When your daily activities are in concert with your highest priorities, you have a credible claim to inner peace. – Hyrum Smith


4/24/12

Under construction


Parker and Maddie were recently having issues with pestering and tattling.  I decided to reach into my old counseling bag of tricks and pull out a discipline technique based on the book, 1-2-3 Magic.  The idea is that when a child misbehaves, you calmly state, "That's a 1."  If it continues, "That's a 2."  If the child persists, "That's a 3; you are in time out." 

It's pretty effective with small children, providing you are consistent, calm, cool, collected (all of which I am not).  I decided to modify this approach, as my children seem to be unfazed by time-outs these days.  Instead, if I reach a 3, they lose all sugar for the day.  Did I mention they were sugarholics? 
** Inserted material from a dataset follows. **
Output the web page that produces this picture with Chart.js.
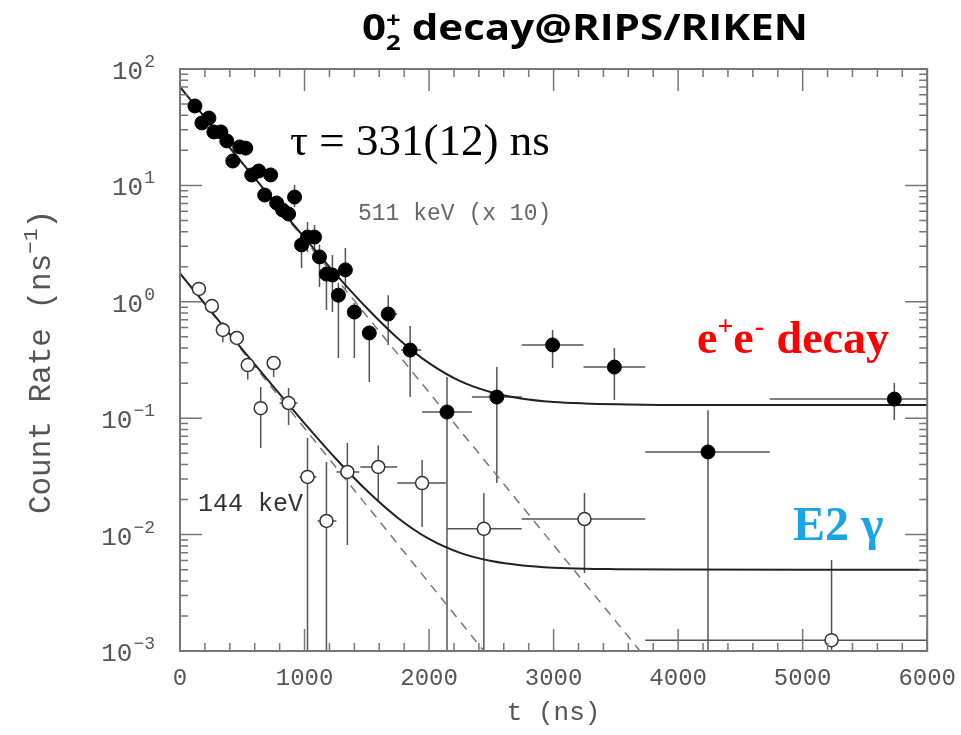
<!DOCTYPE html>
<html>
<head>
<meta charset="utf-8">
<script src="https://cdn.jsdelivr.net/npm/chart.js@4.4.0/dist/chart.umd.min.js"></script>
<style>
  html, body { margin: 0; padding: 0; background: #fff; }
  #wrap { width: 961px; height: 735px; }
</style>
</head>
<body>
<div id="wrap"><canvas id="decayChart" width="961" height="735"></canvas></div>
<script>
// 511 keV (x 10) points, filled circles
const filledT    = [120, 176, 232, 272, 328, 376, 424, 480, 528, 576, 632, 680, 728, 776, 824, 872, 920, 976, 1024, 1080, 1120, 1176, 1224, 1272, 1328, 1400, 1520, 1672, 1848, 2144, 2544, 2992, 3488, 4240, 5736];
const filledRate = [48.1, 34.4, 37.9, 28.8, 28.8, 24.1, 16.2, 21.4, 20.9, 12.3, 13.3, 8.27, 12.3, 7.06, 6.15, 5.68, 7.94, 3.08, 3.60, 3.60, 2.43, 1.73, 1.70, 1.14, 1.88, 0.817, 0.540, 0.785, 0.385, 0.113, 0.152, 0.426, 0.275, 0.0513, 0.146];
const filledLo   = [null, null, null, null, null, null, null, null, null, null, null, null, null, null, null, null, 6.5, 1.95, 2.68, 2.68, 1.34, 0.851, 0.817, 0.329, 1.26, 0.329, 0.205, 0.426, 0.152, 0.001, 0.0277, 0.270, 0.143, 0.001, 0.0966];
const filledHi   = [null, null, null, null, null, null, null, null, null, null, null, null, null, null, null, null, 10.1, 3.75, 4.85, 4.57, 3.08, 2.07, 2.52, 1.45, 2.90, 0.977, 0.596, 1.14, 0.619, 0.226, 0.275, 0.573, 0.401, 0.117, 0.201];
const filledTLo  = [null, null, null, null, null, null, null, null, null, null, null, null, null, null, null, null, null, null, null, null, null, null, null, null, null, null, null, 1624, 1776, 1944, 2344, 2744, 3240, 3736, 4736];
const filledTHi  = [null, null, null, null, null, null, null, null, null, null, null, null, null, null, null, null, null, null, null, null, null, null, null, null, null, null, null, 1744, 1936, 2344, 2744, 3240, 3736, 4736, 6000];

// 144 keV points, open circles
const openT    = [152, 256, 344, 456, 544, 648, 752, 872, 1024, 1176, 1344, 1592, 1944, 2440, 3248, 5232];
const openRate = [1.29, 0.920, 0.573, 0.489, 0.286, 0.122, 0.298, 0.135, 0.0313, 0.0131, 0.0345, 0.0381, 0.0277, 0.0112, 0.0136, 0.00124];
const openLo   = [null, null, 0.45, null, 0.215, 0.0555, 0.226, 0.0875, 0.001, 0.001, 0.00815, 0.0198, 0.0116, 0.001, 0.00468, 0.001];
const openHi   = [null, null, 0.67, null, 0.286, 0.185, 0.336, 0.182, 0.0676, 0.0421, 0.0612, 0.0587, 0.0437, 0.0228, 0.0228, 0.00605];
const openTLo  = [null, null, null, null, null, null, null, 800, 960, 1104, 1256, 1448, 1744, 2144, 2744, 3736];
const openTHi  = [null, null, null, null, null, null, null, 944, 1096, 1256, 1440, 1744, 2136, 2744, 3736, 6000];

// fit curves
const fitT   = [0, 250, 500, 750, 1000, 1250, 1500, 1750, 2000, 2250, 2500, 2750, 3000, 3250, 3500, 4000, 5000, 6000];
const fit511 = [70.1, 33.0, 15.6, 7.39, 3.55, 1.73, 0.884, 0.484, 0.297, 0.208, 0.167, 0.147, 0.138, 0.134, 0.132, 0.130, 0.130, 0.130];
const fit144 = [1.755, 0.827, 0.391, 0.1865, 0.0904, 0.0451, 0.0239, 0.0139, 0.00917, 0.00696, 0.00592, 0.00543, 0.00520, 0.00509, 0.00505, 0.00501, 0.0050, 0.0050];
const dashT511 = [0, 3694];
const dash511  = [70, 0.001];
const dashT144 = [0, 2440];
const dash144  = [1.75, 0.001];

// axis ticks
const xTicks = [0, 1000, 2000, 3000, 4000, 5000, 6000];
const yExponents = [-3, -2, -1, 0, 1, 2];

const toPoints = (xs, ys) => xs.map((v, i) => ({ x: v, y: ys[i] }));

const MONO = '"Liberation Mono", "DejaVu Sans Mono", monospace';
const SERIF = '"Liberation Serif", "DejaVu Serif", serif';

function drawBars(ctx, x, y, ts, vals, lo, hi, tlo, thi) {
    ts.forEach((t, i) => {
        const px = x.getPixelForValue(t);
        const py = y.getPixelForValue(vals[i]);
        if (lo[i] !== null) {
            ctx.beginPath();
            ctx.moveTo(px, y.getPixelForValue(lo[i]));
            ctx.lineTo(px, y.getPixelForValue(hi[i]));
            ctx.stroke();
        }
        if (tlo[i] !== null) {
            ctx.beginPath();
            ctx.moveTo(x.getPixelForValue(tlo[i]), py);
            ctx.lineTo(x.getPixelForValue(thi[i]), py);
            ctx.stroke();
        }
    });
}

const errorBars = {
    id: 'errorBars',
    beforeDatasetsDraw(chart) {
        const { ctx, chartArea: a, scales: { x, y } } = chart;
        ctx.save();
        ctx.beginPath();
        ctx.rect(a.left, a.top, a.right - a.left, a.bottom - a.top);
        ctx.clip();
        ctx.strokeStyle = '#555';
        ctx.lineWidth = 1.5;
        drawBars(ctx, x, y, filledT, filledRate, filledLo, filledHi, filledTLo, filledTHi);
        drawBars(ctx, x, y, openT, openRate, openLo, openHi, openTLo, openTHi);
        ctx.restore();
    }
};

// frame with inward ticks, y labels and the annotations
const decorations = {
    id: 'decorations',
    afterDraw(chart) {
        const { ctx, chartArea: a, scales: { x, y } } = chart;
        ctx.save();
        ctx.strokeStyle = '#777';
        ctx.lineWidth = 2;
        ctx.strokeRect(a.left, a.top, a.right - a.left, a.bottom - a.top);

        ctx.lineWidth = 1.5;
        ctx.beginPath();
        for (let t = 0; t <= 6000; t += 200) {
            const px = x.getPixelForValue(t);
            const len = t % 1000 === 0 ? 22 : 8;
            ctx.moveTo(px, a.bottom); ctx.lineTo(px, a.bottom - len);
            ctx.moveTo(px, a.top); ctx.lineTo(px, a.top + len);
        }
        for (let e = -3; e <= 2; e++) {
            for (let m = 1; m <= 9; m++) {
                if (e === 2 && m > 1) break;
                const py = y.getPixelForValue(m * Math.pow(10, e));
                const len = m === 1 ? 22 : 8;
                ctx.moveTo(a.left, py); ctx.lineTo(a.left + len, py);
                ctx.moveTo(a.right, py); ctx.lineTo(a.right - len, py);
            }
        }
        ctx.stroke();

        // y tick labels: 10 with raised exponent
        ctx.fillStyle = '#555';
        ctx.textAlign = 'left';
        ctx.textBaseline = 'alphabetic';
        yExponents.forEach(e => {
            const py = y.getPixelForValue(Math.pow(10, e));
            const exp = e < 0 ? '\u2212' + (-e) : String(e);
            ctx.font = '18px ' + MONO;
            const ew = ctx.measureText(exp).width;
            ctx.fillText(exp, 155 - ew, py - 2);
            ctx.font = '26px ' + MONO;
            const bw = ctx.measureText('10').width;
            ctx.fillText('10', 155 - ew - bw - 1, py + 10);
        });

        // y title, rotated
        ctx.save();
        ctx.translate(40, 362);
        ctx.rotate(-Math.PI / 2);
        ctx.font = '31px ' + MONO;
        const p1 = 'Count Rate (ns', p2 = '\u22121', p3 = ')';
        const w1 = ctx.measureText(p1).width;
        const w3 = ctx.measureText(p3).width;
        ctx.font = '21px ' + MONO;
        const w2 = ctx.measureText(p2).width;
        let sx = -(w1 + w2 + w3) / 2;
        ctx.font = '31px ' + MONO;
        ctx.fillText(p1, sx, 10);
        ctx.font = '21px ' + MONO;
        ctx.fillText(p2, sx + w1, -3);
        ctx.font = '31px ' + MONO;
        ctx.fillText(p3, sx + w1 + w2, 10);
        ctx.restore();

        // x title
        ctx.font = '26px ' + MONO;
        ctx.textAlign = 'center';
        ctx.fillText('t (ns)', (a.left + a.right) / 2, 720);
        ctx.textAlign = 'left';

        // in-plot labels
        ctx.fillStyle = '#666';
        ctx.font = '23px ' + MONO;
        ctx.fillText('511 keV (x 10)', 358, 220);
        ctx.fillStyle = '#333';
        ctx.font = '25px ' + MONO;
        ctx.fillText('144 keV', 198, 511);

        ctx.fillStyle = '#000';
        ctx.font = '45px ' + SERIF;
        ctx.fillText('\u03c4 = 331(12) ns', 290, 155);

        // e+e- decay
        ctx.fillStyle = '#ff0000';
        let cx = 697;
        const big = 'bold 46px ' + SERIF, sup = 'bold 28px ' + SERIF;
        ctx.font = big; ctx.fillText('e', cx, 353); cx += ctx.measureText('e').width;
        ctx.font = sup; ctx.fillText('+', cx, 335); cx += ctx.measureText('+').width;
        ctx.font = big; ctx.fillText('e', cx, 353); cx += ctx.measureText('e').width;
        ctx.font = sup; ctx.fillText('-', cx + 1, 335); cx += ctx.measureText('-').width + 2;
        ctx.font = big; ctx.fillText(' decay', cx, 353);

        // E2 gamma
        ctx.fillStyle = '#19a4e6';
        ctx.font = 'bold 48px ' + SERIF;
        ctx.fillText('E2 \u03b3', 793, 540);

        // page title
        ctx.fillStyle = '#000';
        const tf = 'bold 36px "Open Sans", "Noto Sans", sans-serif';
        const tsf = 'bold 22px "Open Sans", "Noto Sans", sans-serif';
        ctx.font = tf;
        const wz = ctx.measureText('0').width;
        const wr = ctx.measureText(' decay@RIPS/RIKEN').width;
        ctx.font = tsf;
        const ws = Math.max(ctx.measureText('2').width, ctx.measureText('+').width);
        const scaleX = 446 / (wz + ws + wr);
        ctx.translate(362, 0);
        ctx.scale(scaleX, 1);
        ctx.font = tf; ctx.fillText('0', 0, 40);
        ctx.font = tsf; ctx.fillText('2', wz, 50); ctx.fillText('+', wz, 27);
        ctx.font = tf; ctx.fillText(' decay@RIPS/RIKEN', wz + ws, 40);
        ctx.restore();
    }
};

const data = {
    datasets: [
        {
            label: '511 keV (x 10)',
            data: toPoints(filledT, filledRate),
            pointRadius: 7,
            pointBackgroundColor: '#000',
            pointBorderColor: '#000',
            showLine: false,
            order: 0
        },
        {
            label: '144 keV',
            data: toPoints(openT, openRate),
            pointRadius: 6.5,
            pointBackgroundColor: '#fff',
            pointBorderColor: '#333',
            pointBorderWidth: 1.5,
            showLine: false,
            order: 0
        },
        {
            label: 'fit 511',
            data: toPoints(fitT, fit511),
            showLine: true,
            borderColor: '#222',
            borderWidth: 2,
            pointRadius: 0,
            cubicInterpolationMode: 'monotone',
            order: 1
        },
        {
            label: 'fit 144',
            data: toPoints(fitT, fit144),
            showLine: true,
            borderColor: '#222',
            borderWidth: 2,
            pointRadius: 0,
            cubicInterpolationMode: 'monotone',
            order: 1
        },
        {
            label: 'exp 511',
            data: toPoints(dashT511, dash511),
            showLine: true,
            borderColor: '#777',
            borderWidth: 1.5,
            borderDash: [9, 7],
            pointRadius: 0,
            order: 2
        },
        {
            label: 'exp 144',
            data: toPoints(dashT144, dash144),
            showLine: true,
            borderColor: '#777',
            borderWidth: 1.5,
            borderDash: [9, 7],
            pointRadius: 0,
            order: 2
        }
    ]
};

const config = {
    type: 'scatter',
    data: data,
    options: {
        responsive: false,
        animation: false,
        devicePixelRatio: 1,
        layout: { padding: { top: 69, right: 25, left: 0, bottom: 0 } },
        plugins: {
            legend: { display: false },
            tooltip: { enabled: false }
        },
        scales: {
            x: {
                type: 'linear',
                min: 0,
                max: 6000,
                afterBuildTicks: s => { s.ticks = xTicks.map(v => ({ value: v })); },
                afterFit: s => { s.height = 84; },
                grid: { display: false },
                border: { display: false },
                ticks: {
                    color: '#555',
                    padding: 5,
                    maxRotation: 0,
                    font: { family: MONO, size: 24 },
                    callback: v => String(v)
                }
            },
            y: {
                type: 'logarithmic',
                min: 0.001,
                max: 100,
                afterBuildTicks: s => { s.ticks = yExponents.map(e => ({ value: Math.pow(10, e) })); },
                afterFit: s => { s.width = 180; },
                grid: { display: false },
                border: { display: false },
                ticks: { display: false }
            }
        }
    },
    plugins: [errorBars, decorations]
};

const ctx = document.getElementById('decayChart').getContext('2d');
const decayChart = new Chart(ctx, config);
</script>
</body>
</html>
I have only reached 3 once.  However, I get to 2 many, many times throughout the day.  You see, you can't catch them misbehaving at 9am, count it as a "1" and then see another problem behavior at 11am and count it as a "2."  There is a grace period during which they can return to a zero (usually about 15 minutes).   

They have had difficulty with this grace period.  They have no issue when it applies to their own situation, but when grace is given to a sibling, oh, the injustice of it all!

Sometimes I will overhear them arguing in the living room when I am in the kitchen.  Maddie will call, "Mommy!  Parker just got a 2!  Tell him he got a 2!"  I have to remind them that I am the only Master Counter in this house [cue the malicious, power-hungry laughter].  I listen to Maddie's argument and then ask her to identify her own role in the problem.  What did you do?  Nuh-fing!

Oh, how this reminds me of my own condition!  I keep coming across the same bible passage from Jesus' sermon on the mount:

Matthew 7:3-5
“Why do you look at the speck of sawdust in your brother’s eye and pay no attention to the plank in your own eye?  How can you say to your brother, ‘Let me take the speck out of your eye,’ when all the time there is a plank in your own eye?  You hypocrite, first take the plank out of your own eye, and then you will see clearly to remove the speck from your brother’s eye."  

At first, I assumed this wonderful passage was given to me as a teaching tool for the kids...I mean, it even says "brother," right?  Then it hit me.  It was for me.  Uggghhh.

Just 2 Sundays ago, I was listening to a wonderful sermon and thinking so-and-so could really stand to hear this; I'll have to send her the link.  Then it hit me again.  Why don't you listen up and pay attention and see what God wants you to hear and change today? 

It just keeps hitting me from all sides.  Speaking of planks, I feel like I am under construction here.  God uses a still, small voice for some, but then there are people like me, thick-headed, stubborn, hypocritical, and just plain critical.  For me, he has to bang me in the head a few times before I really get it.  Well, Lord, I think I have it...for today.